▸ Exercise
Leaving out the pictures, retype the lines from the beginning of the listing through the line containing "colors = ['yellow', '#00ee00', 'black', 'blue', 'red']".

....................

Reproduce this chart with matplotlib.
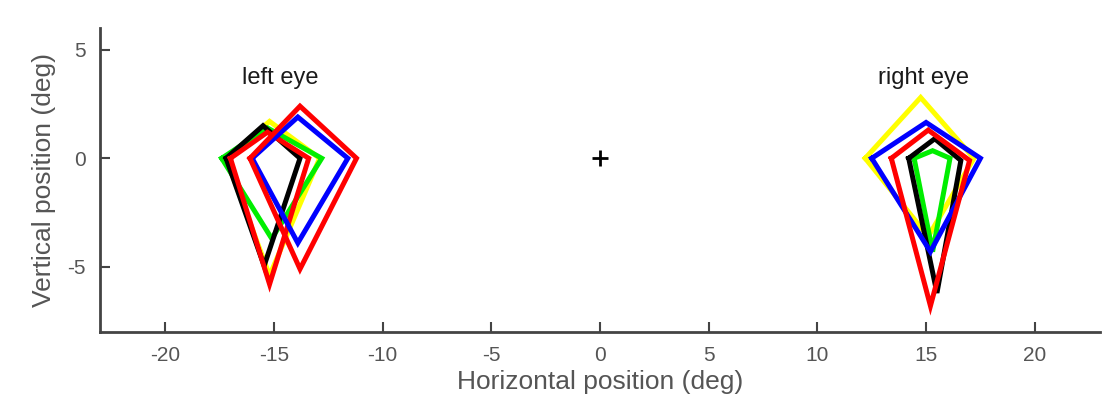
import numpy as np
import matplotlib.pyplot as plt

plt.rcParams['font.family'] = ['Liberation Sans', 'DejaVu Sans']
plt.rcParams['axes.unicode_minus'] = False

# kite outlines: left, top, right, bottom vertices (deg)
colors = ['yellow', '#00ee00', 'black', 'blue', 'red']

left_x = {
    'yellow': [-17.2, -15.2, -12.9, -15.2],
    '#00ee00': [-17.4, -15.3, -12.8, -15.1],
    'black': [-17.2, -15.5, -13.8, -15.45],
    'blue': [-16.0, -13.9, -11.6, -13.9],
    'red': [-16.1, -13.8, -11.2, -13.8],
}
left_y = {
    'yellow': [0.0, 1.7, 0.0, -5.4],
    '#00ee00': [0.0, 1.4, 0.0, -3.7],
    'black': [0.0, 1.5, 0.0, -4.95],
    'blue': [0.0, 1.9, 0.0, -3.9],
    'red': [0.0, 2.4, 0.0, -5.1],
}
# second (smaller) red outline on the left eye
left_red2_x = [-17.0, -15.3, -13.4, -15.2]
left_red2_y = [0.0, 1.2, 0.0, -5.8]

right_x = {
    'yellow': [12.2, 14.75, 17.2, 15.1],
    '#00ee00': [14.45, 15.3, 16.1, 15.3],
    'black': [14.2, 15.4, 16.6, 15.5],
    'blue': [12.5, 15.0, 17.5, 15.2],
    'red': [13.4, 15.1, 17.0, 15.2],
}
right_y = {
    'yellow': [0.0, 2.8, 0.0, -3.6],
    '#00ee00': [0.0, 0.35, 0.0, -4.3],
    'black': [0.0, 0.9, -0.1, -6.2],
    'blue': [0.0, 1.65, 0.0, -4.3],
    'red': [0.0, 1.3, -0.1, -6.8],
}

xticks = [-20, -15, -10, -5, 0, 5, 10, 15, 20]
yticks = [-5, 0, 5]


def closed(v):
    return list(v) + [v[0]]


fig = plt.figure(figsize=(11.16, 4.05), dpi=100)
ax = fig.add_axes([100 / 1116, (405 - 332) / 405, 1000 / 1116, 304 / 405])

lw = 3.6
for c in colors:
    ax.plot(closed(right_x[c]), closed(right_y[c]), color=c, lw=lw,
            solid_joinstyle='miter')
for c in colors:
    ax.plot(closed(left_x[c]), closed(left_y[c]), color=c, lw=lw,
            solid_joinstyle='miter')
    if c == 'black':
        ax.plot(closed(left_red2_x), closed(left_red2_y), color='red', lw=lw,
                solid_joinstyle='miter')

# fixation cross
ax.plot([0], [0], marker='+', color='black', markersize=12, mew=2)

ax.text(-14.7, 3.7, 'left eye', ha='center', va='center', fontsize=17, color='#1a1a1a')
ax.text(14.9, 3.7, 'right eye', ha='center', va='center', fontsize=17, color='#1a1a1a')

ax.set_xlim(-23, 23)
ax.set_ylim(-8, 6)
ax.set_xticks(xticks)
ax.set_yticks(yticks)
ax.spines['top'].set_visible(False)
ax.spines['right'].set_visible(False)
for s in ['left', 'bottom']:
    ax.spines[s].set_color('#444444')
    ax.spines[s].set_linewidth(2)
ax.tick_params(direction='in', length=7, width=1.5, color='#444444',
               labelsize=15, labelcolor='#555555', pad=10)
ax.set_xlabel('Horizontal position (deg)', fontsize=19, color='#555555', labelpad=4)
ax.set_ylabel('Vertical position (deg)', fontsize=19, color='#555555', labelpad=8)

fig.savefig('out.png', dpi=100)
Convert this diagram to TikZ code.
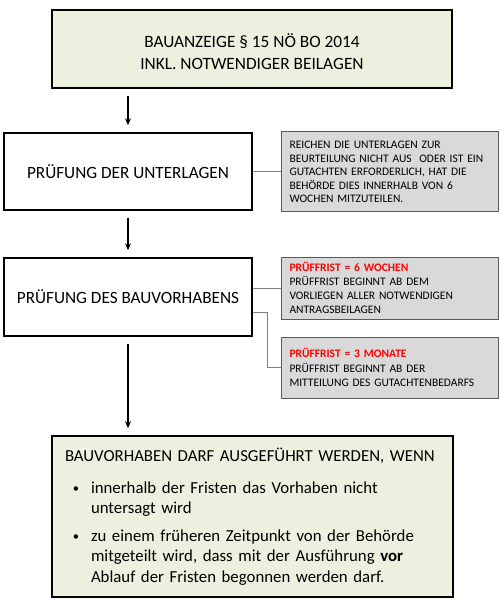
\documentclass[tikz,border=0pt]{standalone}
\usepackage{fontspec}
\setmainfont{Carlito}
\usetikzlibrary{arrows.meta}
\definecolor{boxgreen}{HTML}{EBF1DE}
\definecolor{boxgray}{HTML}{D9D9D9}
\definecolor{edgegray}{HTML}{595959}
\definecolor{linkgray}{HTML}{7F7F7F}
\definecolor{fristred}{HTML}{FF0000}
\newcommand{\bulletitem}{\leavevmode\llap{\raisebox{1pt}{\fontsize{12.5}{12.5}\selectfont\textbullet}\hspace{12pt}}}
\tikzset{
  mainbox/.style={draw=black, line width=1.5pt, rectangle, align=center, inner sep=0pt},
  greenbox/.style={mainbox, fill=boxgreen},
  notebox/.style={draw=edgegray, line width=1pt, fill=boxgray, rectangle, align=left,
    text width=200pt, inner xsep=8.5pt, inner ysep=0pt, font=\fontsize{11.5}{14}\selectfont},
  flow/.style={-{Stealth[length=7pt,width=6pt]}, line width=1.5pt, shorten <=7pt, shorten >=7pt},
  link/.style={draw=linkgray, line width=0.9pt},
}
\begin{document}
\begin{tikzpicture}[x=1pt,y=-1pt]
\useasboundingbox (0,0) rectangle (500,601);
\node[greenbox, minimum width=400pt, minimum height=78pt, font=\fontsize{17.3}{22}\selectfont] (anz) at (252,49)
  {\rule{0pt}{18.7pt}BAUANZEIGE § 15 NÖ BO 2014\\INKL. NOTWENDIGER BEILAGEN};
\node[mainbox, minimum width=248pt, minimum height=77pt, font=\fontsize{17.2}{20}\selectfont] (unt) at (128,171.5)
  {PRÜFUNG DER UNTERLAGEN};
\node[mainbox, minimum width=248pt, minimum height=78pt, font=\fontsize{17.2}{20}\selectfont] (bau) at (128,297)
  {PRÜFUNG DES BAUVORHABENS};
\node[notebox, minimum height=80pt, font=\fontsize{11.5}{13.5}\selectfont] (na) at (389.5,172)
  {REICHEN DIE UNTERLAGEN ZUR\\BEURTEILUNG NICHT AUS\ \ ODER IST EIN\\GUTACHTEN ERFORDERLICH, HAT DIE\\BEHÖRDE DIES INNERHALB VON 6\\WOCHEN MITZUTEILEN.};
\node[notebox, minimum height=62pt] (nb) at (389.5,288)
  {\textcolor{fristred}{\textbf{PRÜFFRIST = 6 WOCHEN}}\\PRÜFFRIST BEGINNT AB DEM\\VORLIEGEN ALLER NOTWENDIGEN\\ANTRAGSBEILAGEN};
\node[notebox, minimum height=61pt, font=\fontsize{11.5}{14.5}\selectfont] (nc) at (389.5,367.5)
  {\textcolor{fristred}{\textbf{PRÜFFRIST = 3 MONATE}}\\PRÜFFRIST BEGINNT AB DER\\MITTEILUNG DES GUTACHTENBEDARFS};
\node[greenbox, minimum width=401pt, minimum height=161pt, text width=375pt, inner xsep=13pt, align=left,
  font=\fontsize{16.8}{20.5}\selectfont] (cond) at (252.5,516.5)
  {BAUVORHABEN DARF AUSGEFÜHRT WERDEN, WENN\par\vspace{11.5pt}
   {\leftskip=26pt\parindent=0pt
   \bulletitem innerhalb der Fristen das Vorhaben nicht\\untersagt wird\par\vspace{7pt}
   \bulletitem zu einem früheren Zeitpunkt von der Behörde\\mitgeteilt wird, dass mit der Ausführung \textbf{vor}\\Ablauf der Fristen begonnen werden darf.\par}};
\draw[flow] (anz.south -| unt.north) -- (unt.north);
\draw[flow] (unt) -- (bau);
\draw[flow] (bau) -- (cond.north -| bau.south);
\coordinate (bend) at (267,312);
\draw[link] (unt.east) -- (unt.east -| na.west);
\draw[link] (bau.east |- nb.west) -- (nb.west);
\draw[link] (bau.east |- bend) -- (bend) |- (nc.west);
\end{tikzpicture}
\end{document}
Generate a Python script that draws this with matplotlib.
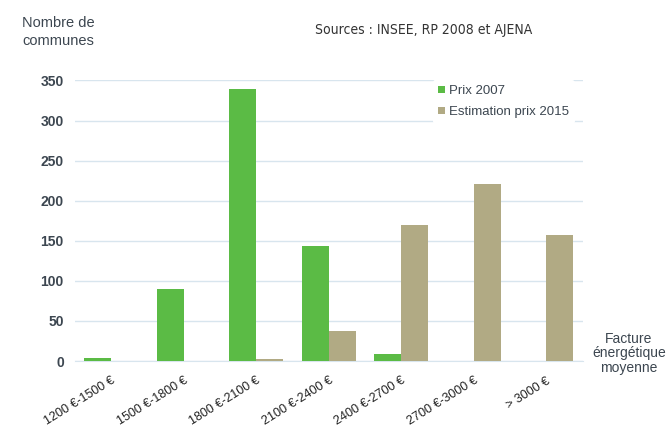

....................

▸ Final answer
Reproduce this chart with matplotlib.
import numpy as np
import matplotlib.pyplot as plt

plt.rcParams['font.family'] = ['Liberation Sans', 'DejaVu Sans']
plt.rcParams['axes.unicode_minus'] = False

# kite outlines: left, top, right, bottom vertices (deg)
colors = ['yellow', '#00ee00', 'black', 'blue', 'red']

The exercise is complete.